自賠責と任意保険
1 自賠責について
⑴ 最低限の補償をする自賠責
自賠責(自動車損害賠償責任保険)は、法律によって、全ての自動車(原動機付自転車を含む)に加入が義務付けられています。
もし交通事故が起きた時、資力のない加害者が保険に未加入であれば、被害者は賠償を受けることができません。
そこで自賠責の制度は、資力のない加害者から賠償を受けられないといった被害者の泣き寝入りを防ぎ、交通事故の被害者に最低限の補償をするために強制加入の保険として作られました。
⑵ 自賠責保険の補償範囲
上記のように自賠責は被害者に最低限の補償をするための保険であるため、自賠責は人的な損害(ケガの治療費や慰謝料など)のみを補償対象とし、物的な損害(車の修理費など)には自賠責から保険金は支払われません。
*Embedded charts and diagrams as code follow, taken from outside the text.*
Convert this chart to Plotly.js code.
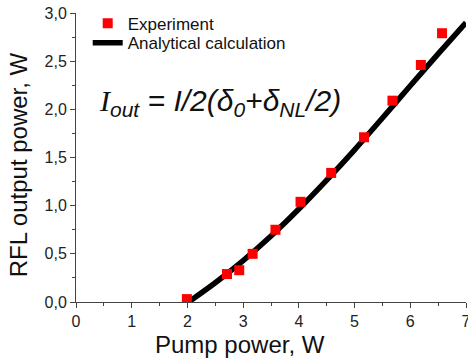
<!DOCTYPE html>
<html><head><meta charset="utf-8">
<script src="https://cdn.plot.ly/plotly-3.0.1.min.js"></script>
<style>body{margin:0;background:#fff}#c{width:468px;height:360px}</style>
</head><body><div id="c"></div>
<script>
var expPump = [1.99, 2.71, 2.93, 3.17, 3.58, 4.03, 4.58, 5.17, 5.68, 6.19, 6.57];
var expOut  = [0.03, 0.29, 0.33, 0.50, 0.75, 1.04, 1.34, 1.71, 2.09, 2.46, 2.79];
var calcPump = [2.02, 2.5, 3.0, 3.5, 4.0, 4.5, 5.0, 5.5, 6.0, 6.5, 7.0];
var calcOut  = [0.00, 0.20, 0.43, 0.685, 0.965, 1.265, 1.58, 1.91, 2.245, 2.575, 2.90];
var yTicks = [0, 0.5, 1.0, 1.5, 2.0, 2.5, 3.0];
var xTicks = [0, 1, 2, 3, 4, 5, 6, 7];
var F = 'Liberation Sans, Arial, sans-serif';

var traces = [
  {x: calcPump, y: calcOut, mode: 'lines', name: 'Analytical calculation', legend: 'legend2',
   line: {color: '#000', width: 5.5, shape: 'spline', smoothing: 0.8}, showlegend: true},
  {x: expPump, y: expOut, mode: 'markers', name: 'Experiment', legend: 'legend', showlegend: true,
   marker: {symbol: 'square', color: '#f00', size: 10}}
];
var axisCommon = {showline: true, linecolor: '#444', linewidth: 1, ticks: 'outside',
  ticklen: 5, tickcolor: '#444', showgrid: false, zeroline: false, ticklabeloverflow: 'allow',
  tickfont: {family: F, size: 16, color: '#222'}};
var legFont = {family: F, size: 17, color: '#111'};
var layout = {
  width: 468, height: 360, paper_bgcolor: '#fff', plot_bgcolor: '#fff',
  margin: {l: 76, r: 2, t: 13, b: 58},
  separators: ',.',
  showlegend: true,
  xaxis: Object.assign({}, axisCommon, {range: [0, 7], tickvals: xTicks,
    minor: {dtick: 0.5, ticks: 'outside', ticklen: 3, tickcolor: '#444'}}),
  yaxis: Object.assign({}, axisCommon, {range: [0, 3], tickvals: yTicks, tickformat: '.1f',
    minor: {dtick: 0.25, ticks: 'outside', ticklen: 3, tickcolor: '#444'}}),
  legend: {x: 0.03, y: 1.025, xanchor: 'left', yanchor: 'top', visible: true,
    bgcolor: 'rgba(0,0,0,0)', font: legFont},
  legend2: {x: 0.03, y: 0.958, xanchor: 'left', yanchor: 'top', visible: true,
    bgcolor: 'rgba(0,0,0,0)', font: legFont},
  annotations: [
    {xref: 'paper', yref: 'paper', x: 0.42, y: -0.2, xanchor: 'center', yanchor: 'bottom',
     showarrow: false, text: 'Pump power, W', font: {family: F, size: 24, color: '#111'}},
    {xref: 'paper', yref: 'paper', x: -0.148, y: 0.474, xanchor: 'center', yanchor: 'middle',
     textangle: -90, showarrow: false, text: 'RFL output power, W', font: {family: F, size: 24, color: '#111'}},
    {xref: 'paper', yref: 'paper', x: 0.055, y: 0.69, xanchor: 'left', yanchor: 'middle',
     showarrow: false,
     text: '<span style="font-family:Liberation Serif,serif"><i>I</i></span><i><sub>out</sub> = I/2(δ<sub>0</sub>+δ<sub>NL</sub>/2)</i>',
     font: {family: F, size: 30, color: '#111'}}
  ]
};
Plotly.newPlot('c', traces, layout, {staticPlot: true});
</script></body></html>
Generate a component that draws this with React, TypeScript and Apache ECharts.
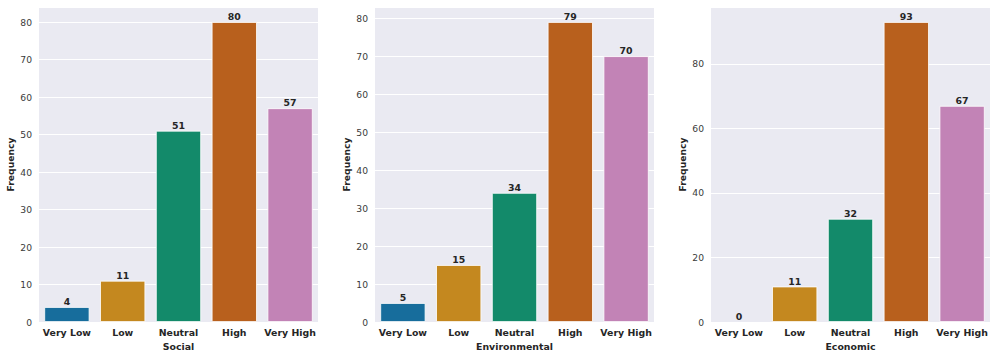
import React, { useEffect, useRef } from "react";
import * as echarts from "echarts";

const categories = ["Very Low", "Low", "Neutral", "High", "Very High"];
const socialValues = [4, 11, 51, 80, 57];
const environmentalValues = [5, 15, 34, 79, 70];
const economicValues = [0, 11, 32, 93, 67];
const panelNames = ["Social", "Environmental", "Economic"];
const barColors = ["#176d9c", "#c4881f", "#138a6a", "#b8601d", "#c283b6"];

export default function App() {
  const ref = useRef<HTMLDivElement>(null);
  useEffect(() => {
    document.body.style.margin = "0";
    if (!ref.current) return;
    const chart = echarts.init(ref.current, undefined, { renderer: "svg" });
    const panels = [socialValues, environmentalValues, economicValues];
    const lefts = [39, 375, 711];
    const intervals = [10, 10, 20];
    const textColor = "#262626";
    const font = "DejaVu Sans";
    const grid = lefts.map((l) => ({
      left: l,
      top: 7,
      width: 279,
      height: 315,
      show: true,
      backgroundColor: "#eaeaf2",
      borderWidth: 0,
    }));
    const xAxis = panels.map((_, i) => ({
      type: "category",
      gridIndex: i,
      data: categories,
      name: panelNames[i],
      nameLocation: "middle",
      nameGap: 18,
      nameTextStyle: { fontFamily: font, fontSize: 9.4, fontWeight: "bold", color: textColor },
      axisLine: { show: false },
      axisTick: { show: false },
      axisLabel: {
        interval: 0,
        margin: 6,
        fontFamily: font,
        fontSize: 9.4,
        fontWeight: "bold",
        color: textColor,
      },
    }));
    const yAxis = panels.map((vals, i) => ({
      type: "value",
      gridIndex: i,
      min: 0,
      max: Math.max(...vals) * 1.05,
      interval: intervals[i],
      name: "Frequency",
      nameLocation: "middle",
      nameGap: 24,
      nameTextStyle: { fontFamily: font, fontSize: 9.2, fontWeight: "bold", color: textColor },
      axisLine: { show: false },
      axisTick: { show: false },
      splitLine: { show: true, lineStyle: { color: "#ffffff", width: 1 } },
      axisLabel: {
        showMaxLabel: false,
        margin: 7,
        fontFamily: font,
        fontSize: 9.2,
        color: "#3a3a3a",
      },
    }));
    const series = panels.map((vals, i) => ({
      type: "bar",
      xAxisIndex: i,
      yAxisIndex: i,
      barCategoryGap: "19%",
      data: vals.map((v, j) => ({
        value: v,
        itemStyle: { color: barColors[j], borderWidth: v === 0 ? 0 : 0.8 },
      })),
      itemStyle: { borderColor: "#ffffff", borderWidth: 0.8 },
      label: {
        show: true,
        position: "top",
        distance: 1,
        fontFamily: font,
        fontSize: 9.4,
        fontWeight: "bold",
        color: textColor,
      },
    }));
    chart.setOption({
      animation: false,
      backgroundColor: "#ffffff",
      grid,
      xAxis,
      yAxis,
      series,
    });
    return () => chart.dispose();
  }, []);
  return <div ref={ref} style={{ width: 997, height: 358 }} />;
}
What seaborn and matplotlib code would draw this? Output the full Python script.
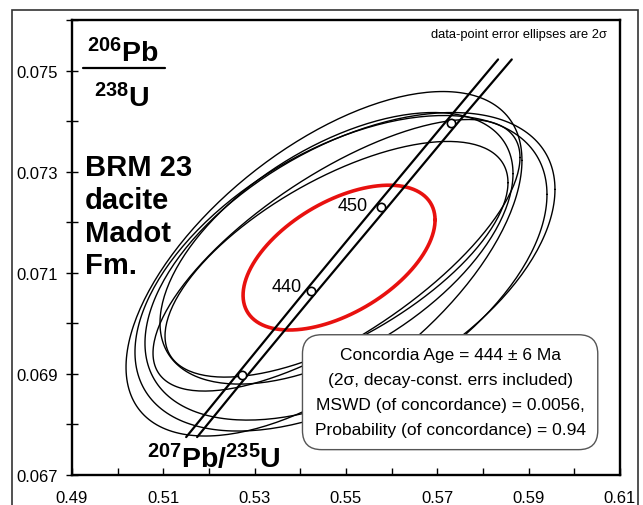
import numpy as np
import pandas as pd
import matplotlib
matplotlib.use("Agg")
import matplotlib.pyplot as plt
from matplotlib.patches import Rectangle
import seaborn as sns

# concordia band (Ma, 207Pb/235U, 206Pb/238U)
conc_age = [422.6, 430, 440, 450, 460, 467.5]
conc_x = [0.5162, 0.5273, 0.5424, 0.5577, 0.5731, 0.5848]
conc_y = [0.06775, 0.06898, 0.07064, 0.07230, 0.07397, 0.07522]
band_dx = [0.0012, 0.0012, 0.0013, 0.0014, 0.0014, 0.0015]
marker_ages = [430, 440, 450, 460]
labelled_ages = [440, 450]

# data-point 2 sigma error ellipses
ell_x = [0.54518, 0.55087, 0.54890, 0.54792, 0.54792, 0.54792]
ell_y = [0.071178, 0.071128, 0.070990, 0.071346, 0.071484, 0.071267]
ell_sx = [0.04335, 0.04489, 0.04511, 0.04018, 0.03865, 0.03755]
ell_sy = [0.003407, 0.003042, 0.003121, 0.002686, 0.002686, 0.002331]
ell_rho = [0.60, 0.50, 0.50, 0.72, 0.55, 0.65]

# concordia age ellipse
age_x, age_y = 0.54848, 0.07130
age_sx, age_sy, age_rho = 0.02102, 0.001432, 0.52

x_ticks = [0.49, 0.51, 0.53, 0.55, 0.57, 0.59, 0.61]
y_ticks = [0.067, 0.069, 0.071, 0.073, 0.075]


def ellipse(cx, cy, sx, sy, rho, n=240):
    t = np.linspace(0, 2 * np.pi, n)
    return pd.DataFrame({
        "x": cx + sx * np.cos(t),
        "y": cy + sy * (rho * np.cos(t) + np.sqrt(1 - rho ** 2) * np.sin(t)),
        "t": t,
    })


sns.set_theme(style="white")
plt.rcParams["font.family"] = ["Liberation Sans", "DejaVu Sans"]
plt.rcParams["mathtext.fontset"] = "custom"
plt.rcParams["mathtext.rm"] = "Liberation Sans"
plt.rcParams["mathtext.bf"] = "Liberation Sans:bold"
plt.rcParams["text.color"] = "black"
plt.rcParams["xtick.color"] = "black"
plt.rcParams["ytick.color"] = "black"

fig = plt.figure(figsize=(6.43, 5.06), dpi=100)
ax = fig.add_axes([72 / 643, 1 - 476 / 506, 548 / 643, 455 / 506])

# black data-point ellipses
for i in range(len(ell_x)):
    df = ellipse(ell_x[i], ell_y[i], ell_sx[i], ell_sy[i], ell_rho[i])
    sns.lineplot(data=df, x="x", y="y", sort=False, estimator=None,
                 color="black", lw=1.0, ax=ax, zorder=2)

# red concordia age ellipse
df_age = ellipse(age_x, age_y, age_sx, age_sy, age_rho)
sns.lineplot(data=df_age, x="x", y="y", sort=False, estimator=None,
             color="#e8110f", lw=2.6, ax=ax, zorder=3)

# concordia band
conc = pd.DataFrame({"age": conc_age, "x": conc_x, "y": conc_y, "dx": band_dx})
for sign in (-1, 1):
    edge = pd.DataFrame({"x": conc["x"] + sign * conc["dx"], "y": conc["y"]})
    sns.lineplot(data=edge, x="x", y="y", sort=False, estimator=None,
                 color="black", lw=1.6, ax=ax, zorder=4)

marks = conc[conc["age"].isin(marker_ages)]
ax.plot(marks["x"], marks["y"], "o", ms=6, mfc="white", mec="black",
        mew=1.2, zorder=5)
for age, dx, dy in zip(labelled_ages, [-7, -10], [3.5, 1]):
    row = conc[conc["age"] == age].iloc[0]
    ax.annotate(str(age), (row["x"], row["y"]), xytext=(dx, dy),
                textcoords="offset points", ha="right", va="center",
                fontsize=13, zorder=6)

ax.set_xlim(0.49, 0.61)
ax.set_ylim(0.067, 0.076)
ax.set_xticks(x_ticks)
ax.set_xticks(np.arange(0.49, 0.6101, 0.01), minor=True)
ax.set_yticks(y_ticks)
ax.set_yticks(np.arange(0.067, 0.07601, 0.001), minor=True)
ax.set_xticklabels([f"{v:.2f}" for v in x_ticks])
ax.set_yticklabels([f"{v:.3f}" for v in y_ticks])
ax.tick_params(axis="x", which="both", direction="in", length=5, width=1,
               pad=11, labelsize=12)
ax.tick_params(axis="y", which="both", direction="inout", length=8, width=1,
               pad=6, labelsize=12)
ax.tick_params(bottom=True, left=True, which="both")
ax.set_xlabel("")
ax.set_ylabel("")
for s in ax.spines.values():
    s.set_color("black")
    s.set_linewidth(1.7)

# axis titles inside the plot
ax.text(0.093, 0.910, r"$\mathbf{^{206}Pb}$", transform=ax.transAxes,
        ha="center", va="baseline", fontsize=20.5)
ax.plot([0.020, 0.170], [0.8945, 0.8945], transform=ax.transAxes,
        color="black", lw=1.6, clip_on=False)
ax.text(0.091, 0.811, r"$\mathbf{^{238}U}$", transform=ax.transAxes,
        ha="center", va="baseline", fontsize=20.5)
ax.text(0.259, 0.0176, r"$\mathbf{^{207}Pb/^{235}U}$", transform=ax.transAxes,
        ha="center", va="baseline", fontsize=20.5)
ax.text(0.024, 0.708, "BRM 23\ndacite\nMadot\nFm.", transform=ax.transAxes,
        ha="left", va="top", fontsize=21, fontweight="bold", linespacing=1.22)
ax.text(0.976, 0.969, "data-point error ellipses are 2σ",
        transform=ax.transAxes, ha="right", va="center", fontsize=9.3)

ax.text(0.690, 0.182,
        "Concordia Age = 444 ± 6 Ma\n(2σ, decay-const. errs included)\n"
        "MSWD (of concordance) = 0.0056,\nProbability (of concordance) = 0.94",
        transform=ax.transAxes, ha="center", va="center", fontsize=12.5,
        linespacing=1.85, zorder=7,
        bbox=dict(boxstyle="round,pad=0.7,rounding_size=1.1", fc="white",
                  ec="#555555", lw=1))

# outer frame round the whole figure
fig.patches.append(Rectangle((12 / 643, -0.1), 626 / 643, 1.1 - 11 / 506,
                             transform=fig.transFigure, fill=False,
                             ec="#333333", lw=1.2))

fig.savefig("out.png", dpi=100)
そして、人的な損害についても、支払の限度額が定められています。
具体的には、治療費、休業補償、入通院慰謝料等が合わせて120万円まで、後遺障害による損害(慰謝料、逸失利益を含む)が4000万円まで(常時介護が必要な場合)、死亡による損害(葬祭費、慰謝料、逸失利益を含む)が3000万円までです。
2 任意保険について
⑴ 不足分をカバーする任意保険
任意保険とは、自賠責に追加して自分の意思で加入する保険です。
東京海上日動火災保険、損保ジャパン日本興亜、SBI損保などの民間の損害保険会社が保険サービスを提供しています。
自動車を運転する人の大多数が自賠責保険だけではなく任意保険にも加入しています。
任意保険は、自賠責だけでは被害者の損害額を支払い切れない場合に不足部分を支払います。
保険会社が提示する賠償金の額をめぐって弁護士に相談する場合、賠償額を提示してくる相手方の保険会社は、主にこの任意保険会社です。
⑵ 任意保険の種類
任意保険は、どのような損害を補償するかによってさまざまな契約の形態があり、これらが組み合わされて販売されています。
主なものを挙げると、他人を死傷させたり、物を壊したりした場合に適用される「対人・対物賠償保険」、契約車に乗っている人が死傷した場合に適用される「搭乗者傷害保険」や「人身傷害保険」、単独事故や相手に責任がない事故に適用される「自損事故保険」、相手が保険に加入していない場合や、加入していても補償額が少ない場合に適用される「無保険車傷害保険」、自分の車の損害を補償する「車両保険」があります。
3 自賠責への請求の方法
⑴ 一括対応
通常の交通事故では、相手の任意保険会社が窓口となって、本来的に自賠責保険が負担する分も任意保険がまとめて保険金を被害者に支払う「一括払い」という手続きが一般的です。
「一括払い」の場合、任意の保険会社は、いったん、自賠責保険が負担する分を立替えて支払い、後から、立て替えた分を自賠責の保険会社から受け取ることになります。
この一括払いは、任意保険の対象外の事故である場合は使えません。
⑵ 被害者請求
一方、被害者の方から自賠責に直接請求する方法もあります。
請求を受けた自賠責の保険会社は、自賠責損害調査事務所という公的な機関に調査を依頼し、審査の結果、支払額が決定されます。
参考リンク:損害保険料率算出機構・当機構で行う損害調査
一括払いの手続きをしていたが、任意の保険会社との示談交渉が長引きそうで、生活資金に余裕がない場合には、先に自賠責に被害者請求をして、早期に自賠責の保険金支払いを受けるのが得策と言えます。